My answer would be three-fold: (1) add your voice to the Christopher Newport Community Climate Petition, (2) share the message that we, as a campus and community, can and should be leaders on this issue right here at home and (3) have those tough conversations about why this issue is important to you and why we cannot and should not wait any longer to act. You can scan the QR code located in this article to access the student-led community climate petition to demonstrate your desire to see climate action here at Christopher Newport.
To close and reflect on the nature of this issue, I would like to reference a quote from President Paul Trible that has truly inspired me recently.

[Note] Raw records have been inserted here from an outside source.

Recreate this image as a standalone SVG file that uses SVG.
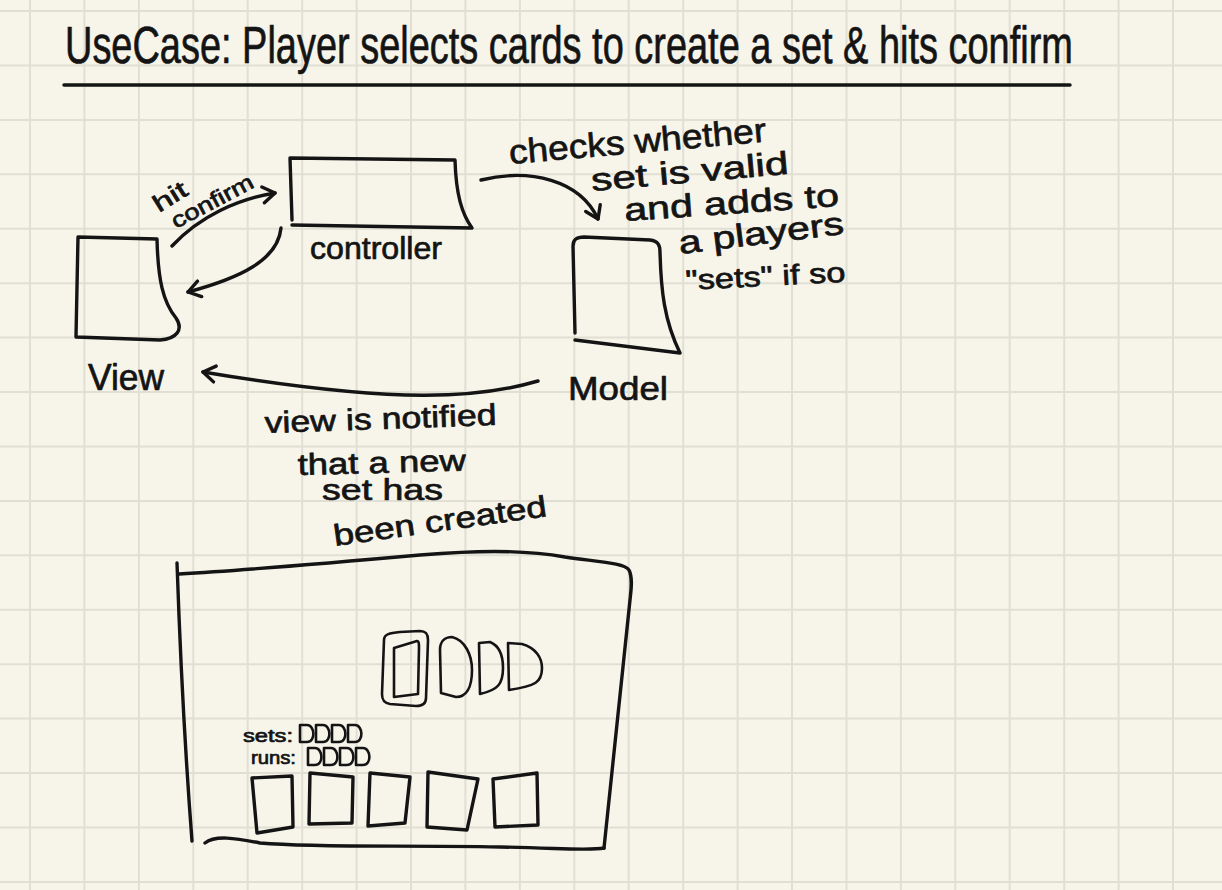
<svg xmlns="http://www.w3.org/2000/svg" width="1222" height="890" viewBox="0 0 1222 890">
  <style>
    .ink { fill: none; stroke: #141414; stroke-width: 3.4; stroke-linecap: round; stroke-linejoin: round; }
    .thin { stroke-width: 2.6; }
    .hand { font-family: "Liberation Sans", "DejaVu Sans", sans-serif; fill: #141414; stroke: #141414; stroke-width: 0.7; stroke-linejoin: round; }
    .grid { stroke: #e1dfd3; stroke-width: 2; fill: none; }
  </style>
  <defs>
    <marker id="vhead" viewBox="-14 -10 16 20" refX="0" refY="0" markerWidth="16" markerHeight="20" markerUnits="userSpaceOnUse" orient="auto">
      <path d="M-12,-8 L0,0 L-12,8" fill="none" stroke="#141414" stroke-width="3.4" stroke-linecap="round" stroke-linejoin="round"/>
    </marker>
    <path id="miniCard" d="M0,17 L0,0 L7,0 C15,0 16,17 7,17 Z"/>
  </defs>

  <!-- paper -->
  <rect width="1222" height="890" fill="#f7f5ea"/>
  <path class="grid" d="M30,0V890 M84.4,0V890 M138.9,0V890 M193.3,0V890 M247.7,0V890 M302.2,0V890 M356.6,0V890 M411,0V890 M465.4,0V890 M519.9,0V890 M574.3,0V890 M628.7,0V890 M683.2,0V890 M737.6,0V890 M792,0V890 M846.5,0V890 M900.9,0V890 M955.3,0V890 M1009.7,0V890 M1064.2,0V890 M1118.6,0V890 M1173,0V890
    M0,11H1222 M0,65.4H1222 M0,119.9H1222 M0,174.3H1222 M0,228.7H1222 M0,283.2H1222 M0,337.6H1222 M0,392H1222 M0,446.4H1222 M0,500.9H1222 M0,555.3H1222 M0,609.7H1222 M0,664.2H1222 M0,718.6H1222 M0,773H1222 M0,827.5H1222 M0,881.9H1222"/>

  <!-- heading: narrow, tall lettering -->
  <g id="title">
    <text class="hand" transform="translate(65,63) scale(0.74,1)" font-size="52" textLength="1362" lengthAdjust="spacingAndGlyphs">UseCase: Player selects cards to create a set &amp; hits confirm</text>
    <path class="ink" d="M64,85 L1070,85" stroke-width="2.6"/>
  </g>

  <!-- view -->
  <g id="view">
    <path class="ink" d="M78,237 L157,239 C158,280 163,302 176,318 C184,330 176,339 160,340 L76,337 Z"/>
    <text class="hand" x="88" y="390" font-size="36" textLength="76" lengthAdjust="spacingAndGlyphs">View</text>
  </g>

  <!-- controller -->
  <g id="controller">
    <path class="ink" d="M292,220 L290,158 L455,160 C456,195 462,214 472,228 L292,225"/>
    <text class="hand" x="310" y="259" font-size="32" textLength="132" lengthAdjust="spacingAndGlyphs">controller</text>
  </g>

  <!-- model -->
  <g id="model">
    <path class="ink" d="M575,333 L573,246 C573,239 577,237 584,237 L650,240 C658,241 660,245 660,252 C661,290 664,320 680,353 L575,340"/>
    <text class="hand" x="568" y="400" font-size="34" textLength="100" lengthAdjust="spacingAndGlyphs">Model</text>
  </g>

  <!-- connectors -->
  <g id="connectors">
    <path class="ink" d="M172,246 C200,216 238,199 275,193" marker-end="url(#vhead)"/>
    <path class="ink" d="M281,228 C278,260 240,278 188,292" marker-end="url(#vhead)"/>
    <path class="ink" d="M481,180 C530,168 580,180 598,219" marker-end="url(#vhead)"/>
    <path class="ink" d="M538,381 C480,398 400,405 203,372" marker-end="url(#vhead)"/>
  </g>

  <!-- connector notes -->
  <g id="note-hit-confirm">
    <text class="hand" font-size="24" transform="translate(159,213) rotate(-32)" textLength="36" lengthAdjust="spacingAndGlyphs">hit</text>
    <text class="hand" font-size="22" transform="translate(176,229) rotate(-28)" textLength="90" lengthAdjust="spacingAndGlyphs">confirm</text>
  </g>

  <g id="note-model">
    <text class="hand" font-size="34" transform="translate(510,164) rotate(-5)" textLength="258" lengthAdjust="spacingAndGlyphs">checks whether</text>
    <text class="hand" font-size="32" transform="translate(592,191) rotate(-5)" textLength="198" lengthAdjust="spacingAndGlyphs">set is valid</text>
    <text class="hand" font-size="32" transform="translate(625,221) rotate(-4)" textLength="215" lengthAdjust="spacingAndGlyphs">and adds to</text>
    <text class="hand" font-size="32" transform="translate(680,254) rotate(-7)" textLength="166" lengthAdjust="spacingAndGlyphs">a players</text>
    <text class="hand" font-size="28" transform="translate(686,290) rotate(-3)" textLength="160" lengthAdjust="spacingAndGlyphs">"sets" if so</text>
  </g>

  <g id="note-notify">
    <text class="hand" font-size="30" transform="translate(265,433) rotate(-2)" textLength="232" lengthAdjust="spacingAndGlyphs">view is notified</text>
    <text class="hand" font-size="30" transform="translate(298,475) rotate(-1.5)" textLength="168" lengthAdjust="spacingAndGlyphs">that a new</text>
    <text class="hand" font-size="30" transform="translate(322,500)" textLength="121" lengthAdjust="spacingAndGlyphs">set has</text>
    <text class="hand" font-size="30" transform="translate(335,546) rotate(-8)" textLength="215" lengthAdjust="spacingAndGlyphs">been created</text>
  </g>

  <!-- game screen sketch -->
  <g id="screen">
    <path class="ink" d="M177,563 C180,650 185,750 192,841"/>
    <path class="ink" d="M179,574 C250,570 330,563 420,555 C470,551 520,549 565,557 C600,562 625,563 629,570 C633,578 631,590 630,600 L604,848"/>
    <path class="ink" d="M205,843 C215,835 235,838 260,843 C320,848 400,845 500,847 C560,848 590,851 604,848"/>

    <!-- selected card and pile -->
    <path class="ink thin" d="M384,640 C384,634 390,633 400,632 L420,631 C426,631 428,634 428,640 L426,698 C426,704 422,706 416,706 L390,704 C384,703 382,700 382,694 Z"/>
    <path class="ink thin" d="M394,648 L417,641 C419,641 419,644 419,648 L418,694 L394,697 Z"/>
    <path class="ink thin" d="M441,693 L440,650 C440,641 445,637 452,637 C465,640 472,655 472,670 C472,688 466,697 456,697 Z"/>
    <path class="ink thin" d="M480,694 L479,643 L490,642 C500,646 503,656 503,668 C503,684 498,690 480,694 Z"/>
    <path class="ink thin" d="M509,690 L508,643 L522,644 C536,648 542,658 542,668 C542,682 536,686 509,690 Z"/>

    <!-- melds -->
    <text class="hand" x="243" y="742" font-size="18" textLength="50" lengthAdjust="spacingAndGlyphs">sets:</text>
    <text class="hand" x="251" y="764" font-size="18" textLength="45" lengthAdjust="spacingAndGlyphs">runs:</text>
    <g class="ink thin">
      <use href="#miniCard" x="300" y="725"/>
      <use href="#miniCard" x="316" y="725"/>
      <use href="#miniCard" x="332" y="725"/>
      <use href="#miniCard" x="348" y="725"/>
      <use href="#miniCard" x="308" y="748"/>
      <use href="#miniCard" x="324" y="748"/>
      <use href="#miniCard" x="340" y="748"/>
      <use href="#miniCard" x="356" y="748"/>
    </g>

    <!-- hand -->
    <path class="ink" d="M252,778 L292,776 L293,827 L257,833 Z"/>
    <path class="ink" d="M310,773 L353,777 L352,823 L309,824 Z"/>
    <path class="ink" d="M370,773 L410,777 L405,823 L368,826 Z"/>
    <path class="ink" d="M428,772 L478,779 L467,830 L427,827 Z"/>
    <path class="ink" d="M493,779 L537,773 L538,825 L495,827 Z"/>
  </g>
</svg>
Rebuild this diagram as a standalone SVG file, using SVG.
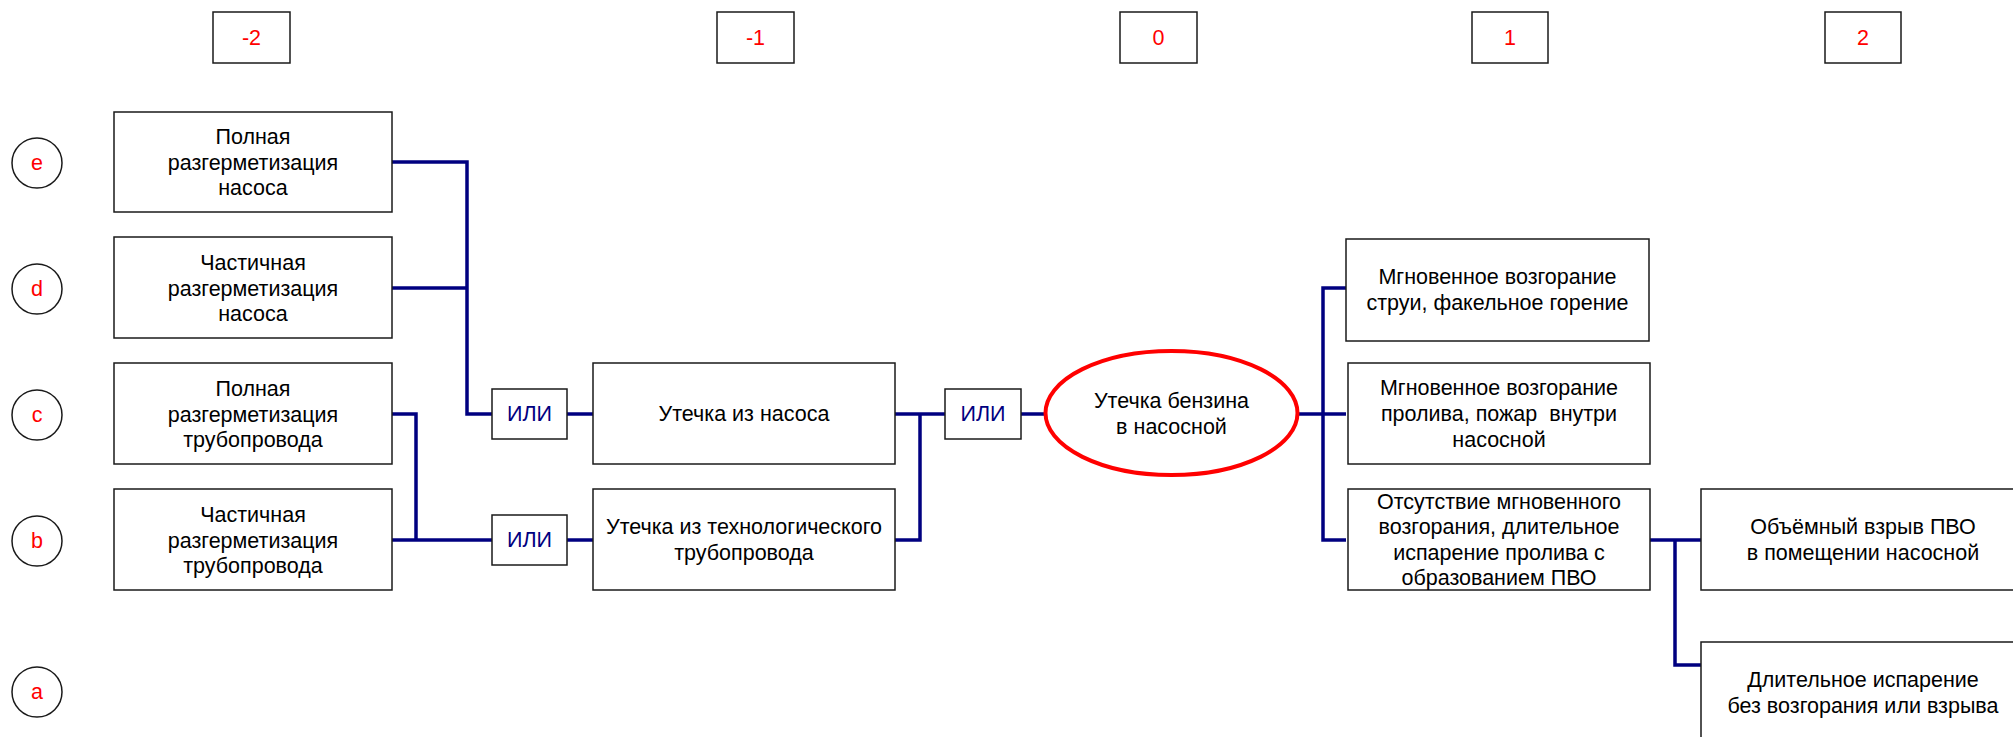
<svg xmlns="http://www.w3.org/2000/svg" width="2013" height="737" viewBox="0 0 2013 737">
  <style>
    .box { fill: #ffffff; stroke: #1a1a1a; stroke-width: 1.5; }
    .lbl { font-family: "Liberation Sans", Arial, sans-serif; font-size: 21.5px; fill: #000000; text-anchor: middle; }
    .red { font-family: "Liberation Sans", Arial, sans-serif; font-size: 21.5px; fill: #ff0000; text-anchor: middle; }
    .gate { font-family: "Liberation Sans", Arial, sans-serif; font-size: 21.5px; fill: #000080; text-anchor: middle; }
    .wire { fill: none; stroke: #000080; stroke-width: 3.5; stroke-linejoin: miter; }
    .ring { fill: #ffffff; stroke: #1a1a1a; stroke-width: 1.5; }
  </style>

  <!-- column indices -->
  <g id="col-m2"><rect class="box" x="213" y="12" width="77" height="51"/><text class="red" x="251.5" y="45">-2</text></g>
  <g id="col-m1"><rect class="box" x="717" y="12" width="77" height="51"/><text class="red" x="755.5" y="45">-1</text></g>
  <g id="col-0"><rect class="box" x="1120" y="12" width="77" height="51"/><text class="red" x="1158.5" y="45">0</text></g>
  <g id="col-1"><rect class="box" x="1472" y="12" width="76" height="51"/><text class="red" x="1510" y="45">1</text></g>
  <g id="col-2"><rect class="box" x="1825" y="12" width="76" height="51"/><text class="red" x="1863" y="45">2</text></g>

  <!-- row indices -->
  <g id="row-e"><circle class="ring" cx="37" cy="163" r="25"/><text class="red" x="37" y="170">e</text></g>
  <g id="row-d"><circle class="ring" cx="37" cy="289" r="25"/><text class="red" x="37" y="296">d</text></g>
  <g id="row-c"><circle class="ring" cx="37" cy="415" r="25"/><text class="red" x="37" y="422">c</text></g>
  <g id="row-b"><circle class="ring" cx="37" cy="541" r="25"/><text class="red" x="37" y="548">b</text></g>
  <g id="row-a"><circle class="ring" cx="37" cy="692" r="25"/><text class="red" x="37" y="699">a</text></g>

  <!-- connectors -->
  <g id="connectors">
    <path class="wire" d="M392,162 H467 V414 H492"/>
    <path class="wire" d="M392,288 H467"/>
    <path class="wire" d="M392,414 H416 V540"/>
    <path class="wire" d="M392,540 H492"/>
    <path class="wire" d="M567,414 H593"/>
    <path class="wire" d="M567,540 H593"/>
    <path class="wire" d="M895,414 H945"/>
    <path class="wire" d="M895,540 H920 V414"/>
    <path class="wire" d="M1021,414 H1046"/>
    <path class="wire" d="M1297,414 H1346"/>
    <path class="wire" d="M1346,288 H1323 V540 H1346"/>
    <path class="wire" d="M1649,540 H1701"/>
    <path class="wire" d="M1675,540 V665 H1701"/>
  </g>

  <!-- initiating events -->
  <g id="e-pump-full">
    <rect class="box" x="114" y="112" width="278" height="100"/>
    <text class="lbl" x="253" y="144">Полная</text>
    <text class="lbl" x="253" y="170">разгерметизация</text>
    <text class="lbl" x="253" y="195">насоса</text>
  </g>
  <g id="d-pump-partial">
    <rect class="box" x="114" y="237" width="278" height="101"/>
    <text class="lbl" x="253" y="270">Частичная</text>
    <text class="lbl" x="253" y="296">разгерметизация</text>
    <text class="lbl" x="253" y="321">насоса</text>
  </g>
  <g id="c-pipe-full">
    <rect class="box" x="114" y="363" width="278" height="101"/>
    <text class="lbl" x="253" y="396">Полная</text>
    <text class="lbl" x="253" y="422">разгерметизация</text>
    <text class="lbl" x="253" y="447">трубопровода</text>
  </g>
  <g id="b-pipe-partial">
    <rect class="box" x="114" y="489" width="278" height="101"/>
    <text class="lbl" x="253" y="522">Частичная</text>
    <text class="lbl" x="253" y="548">разгерметизация</text>
    <text class="lbl" x="253" y="573">трубопровода</text>
  </g>

  <!-- OR gates -->
  <g id="or-pump"><rect class="box" x="492" y="389" width="75" height="50"/><text class="gate" x="529.5" y="421">ИЛИ</text></g>
  <g id="or-pipe"><rect class="box" x="492" y="515" width="75" height="50"/><text class="gate" x="529.5" y="547">ИЛИ</text></g>
  <g id="or-leak"><rect class="box" x="945" y="389" width="76" height="50"/><text class="gate" x="983" y="421">ИЛИ</text></g>

  <!-- intermediate events -->
  <g id="leak-pump">
    <rect class="box" x="593" y="363" width="302" height="101"/>
    <text class="lbl" x="744" y="421">Утечка из насоса</text>
  </g>
  <g id="leak-pipe">
    <rect class="box" x="593" y="489" width="302" height="101"/>
    <text class="lbl" x="744" y="534">Утечка из технологического</text>
    <text class="lbl" x="744" y="560">трубопровода</text>
  </g>

  <!-- top event -->
  <g id="top-event">
    <ellipse cx="1171.5" cy="413" rx="126" ry="62" fill="#ffffff" stroke="#ff0000" stroke-width="4"/>
    <text class="lbl" x="1171.5" y="408">Утечка бензина</text>
    <text class="lbl" x="1171.5" y="434">в насосной</text>
  </g>

  <!-- consequences -->
  <g id="jet-fire">
    <rect class="box" x="1346" y="239" width="303" height="102"/>
    <text class="lbl" x="1497.5" y="284">Мгновенное возгорание</text>
    <text class="lbl" x="1497.5" y="310">струи, факельное горение</text>
  </g>
  <g id="pool-fire">
    <rect class="box" x="1348" y="363" width="302" height="101"/>
    <text class="lbl" x="1499" y="395">Мгновенное возгорание</text>
    <text class="lbl" x="1499" y="421">пролива, пожар&#160; внутри</text>
    <text class="lbl" x="1499" y="447">насосной</text>
  </g>
  <g id="vapour-cloud">
    <rect class="box" x="1348" y="489" width="302" height="101"/>
    <text class="lbl" x="1499" y="509">Отсутствие мгновенного</text>
    <text class="lbl" x="1499" y="534">возгорания, длительное</text>
    <text class="lbl" x="1499" y="560">испарение пролива с</text>
    <text class="lbl" x="1499" y="585">образованием ПВО</text>
  </g>
  <g id="explosion">
    <rect class="box" x="1701" y="489" width="325" height="101"/>
    <text class="lbl" x="1863" y="534">Объёмный взрыв ПВО</text>
    <text class="lbl" x="1863" y="560">в помещении насосной</text>
  </g>
  <g id="evaporation">
    <rect class="box" x="1701" y="642" width="325" height="101"/>
    <text class="lbl" x="1863" y="687">Длительное испарение</text>
    <text class="lbl" x="1863" y="713">без возгорания или взрыва</text>
  </g>
</svg>
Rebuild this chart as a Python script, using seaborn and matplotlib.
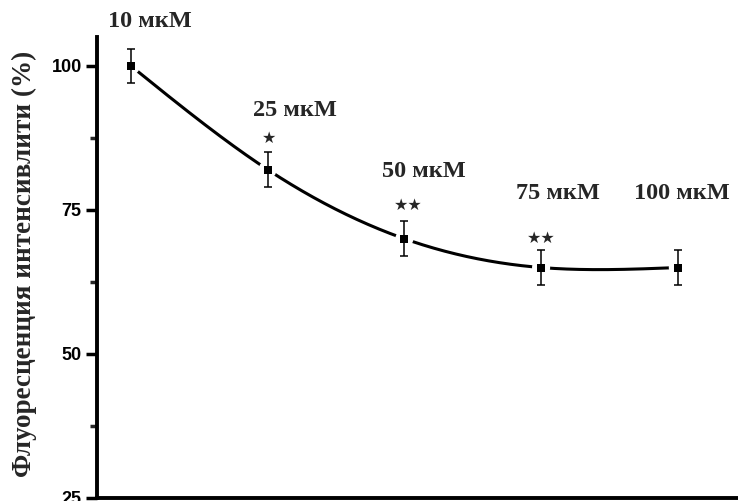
import numpy as np
import pandas as pd
import matplotlib
matplotlib.use("Agg")
import matplotlib.pyplot as plt
from matplotlib.ticker import MultipleLocator
import seaborn as sns

# Concentrations (category labels), mean fluorescence and error
concentrations = ["10 мкМ", "25 мкМ", "50 мкМ", "75 мкМ", "100 мкМ"]
fluorescence = [100, 82, 70, 65, 65]
errors = [3, 3, 3, 3, 3]
significance = ["", "★", "★★", "★★", ""]

# Label placement (data units: category index offset, y value)
label_dx = [0.14, 0.20, 0.14, 0.12, 0.03]
label_y = [107.7, 92.2, 81.7, 77.8, 77.8]
star_dx = [0, 0.01, 0.03, 0.0, 0]
star_y = [0, 87.4, 75.8, 70.1, 0]

y_label = "Флуоресценция интенсивлити (%)"

sns.set_theme(style="ticks")
plt.rcParams["font.family"] = ["Liberation Sans", "DejaVu Sans"]

df = pd.DataFrame({"pos": np.arange(len(concentrations)),
                   "value": fluorescence,
                   "err": errors})


def natural_spline(x, y, n=400):
    """Natural cubic spline through (x, y), evaluated on a dense grid."""
    x = np.asarray(x, float)
    y = np.asarray(y, float)
    k = len(x)
    h = np.diff(x)
    A = np.zeros((k, k))
    b = np.zeros(k)
    A[0, 0] = A[-1, -1] = 1
    for i in range(1, k - 1):
        A[i, i - 1] = h[i - 1]
        A[i, i] = 2 * (h[i - 1] + h[i])
        A[i, i + 1] = h[i]
        b[i] = 3 * ((y[i + 1] - y[i]) / h[i] - (y[i] - y[i - 1]) / h[i - 1])
    c = np.linalg.solve(A, b)
    xs = np.linspace(x[0], x[-1], n)
    ys = np.empty_like(xs)
    for j, xv in enumerate(xs):
        i = min(np.searchsorted(x, xv, side="right") - 1, k - 2)
        bi = (y[i + 1] - y[i]) / h[i] - h[i] * (2 * c[i] + c[i + 1]) / 3
        di = (c[i + 1] - c[i]) / (3 * h[i])
        t = xv - x[i]
        ys[j] = y[i] + bi * t + c[i] * t ** 2 + di * t ** 3
    return xs, ys


fig = plt.figure(figsize=(7.38, 5.01), dpi=100)
ax = fig.add_axes([0.1314, 0.006, 0.8686, 0.920])

xs, ys = natural_spline(df["pos"], df["value"])
sns.lineplot(x=xs, y=ys, ax=ax, color="black", lw=2.2, zorder=1)

# white halo so the line stops short of each marker
ax.scatter(df["pos"], df["value"], s=170, marker="o", color="white",
           edgecolors="none", zorder=3)
ax.errorbar(df["pos"], df["value"], yerr=df["err"], fmt="none",
            ecolor="black", elinewidth=1.1, capsize=3, capthick=1.1,
            zorder=4)
sns.scatterplot(data=df, x="pos", y="value", ax=ax, marker="s", s=36,
                color="black", edgecolor="black", linewidth=0, zorder=5)

for i, name in enumerate(concentrations):
    ax.text(i + label_dx[i], label_y[i], name, ha="center", va="center",
            family="Liberation Serif", fontweight="bold", fontsize=17.5,
            clip_on=False)
    if significance[i]:
        ax.text(i + star_dx[i], star_y[i], significance[i], ha="center",
                va="center", family="DejaVu Sans", fontsize=11.5)

ax.set_xlim(-0.248, 4.44)
ax.set_ylim(25, 105)
ax.set_xticks([])
ax.yaxis.set_major_locator(MultipleLocator(25))
ax.yaxis.set_minor_locator(MultipleLocator(12.5))
ax.tick_params(axis="y", which="major", length=8, width=2.5,
               labelsize=13, pad=3, colors="black")
ax.tick_params(axis="y", which="minor", length=5, width=2.5)
for lbl in ax.get_yticklabels():
    lbl.set_fontweight("bold")
ax.set_xlabel("")
ax.set_ylabel(y_label, family="Liberation Serif", fontweight="bold",
              fontsize=19.5)
ax.yaxis.set_label_coords(-0.094, 0.507)

for side in ("top", "right"):
    ax.spines[side].set_visible(False)
for side in ("left", "bottom"):
    ax.spines[side].set_linewidth(2.8)
    ax.spines[side].set_color("black")

fig.savefig("out.png", dpi=100, facecolor="white")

In a captivating video about the growth and significance of our university on a national scale, President Trible said “We reject the notion of incremental change, we’re in the business of dramatic transformations and everything we do is done at the highest level of excellence… we want our students to live lives of meaning, consequence and purpose. We want them to lead, serve, engage, love and set the world on fire… we call it a life of significance.” To me, leading a life of significance means acting bravely and boldly on issues like climate change that threaten our very futures. I hope that you, in whatever capacity you may exist as a part of this community, can agree with me that it is foundational to who we are as a community of leaders dedicated to service to act on this issue.